Loving Jesus and waiting on him to bring rewards is counterintuitive to a heterosexual man and has kept them in a child-like state. Also, Black believers do not love Jesus because he allegedly gave his life so that we may live. If giving one’s life was the measurement of one’s degree of love then we would love Dr. Martin Luther King, Jr., more than anyone. Blacks love and accept Jesus as their savior because they have been taught that doing so will bring them favor and rewards. It is an act of selfishness.
Bishop Eddie L. Long is wrong; not just because he may be found guilty of sexual abuse but because he—like so many other mega church preachers—is helping to create a feminine environment for Black men. Not all Jesus-loving men who attend church regularly and love Jesus are homosexuals, but an atmosphere where men continuously seek Jesus’ love and shelter, certainly has the potential to effeminize the strongest of brothers.

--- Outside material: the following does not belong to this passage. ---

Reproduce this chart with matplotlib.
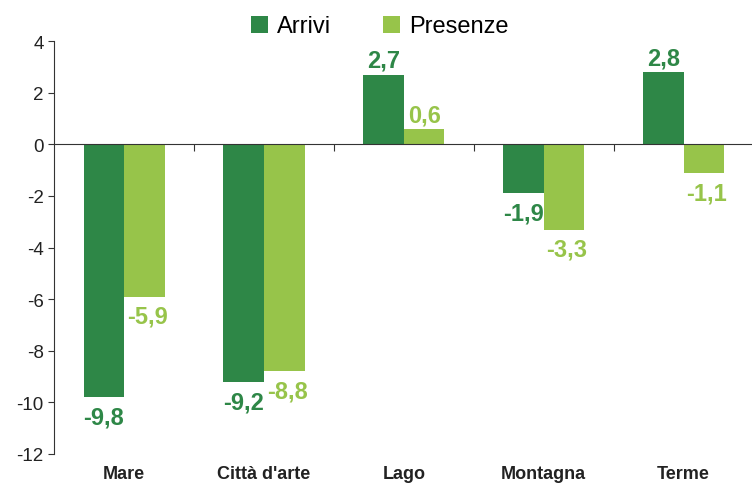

Christianity will continue to appeal to women, gay men and the elderly population. Single women seeking a man sometimes find that man in Jesus. Gay men, because of the stigma attached to their lifestyle, find comfort in knowing that Jesus accepts them as they are. The elderly are set in their ways and are usually unwilling to entertain any criticisms of their church, pastor or Christianity. Heterosexual Black men represent the smallest segment of the church’s population—as they should. Maybe we can reduce this number to an even greater extent, and perhaps more Black man will begin to compete on a fearless and greater level in society.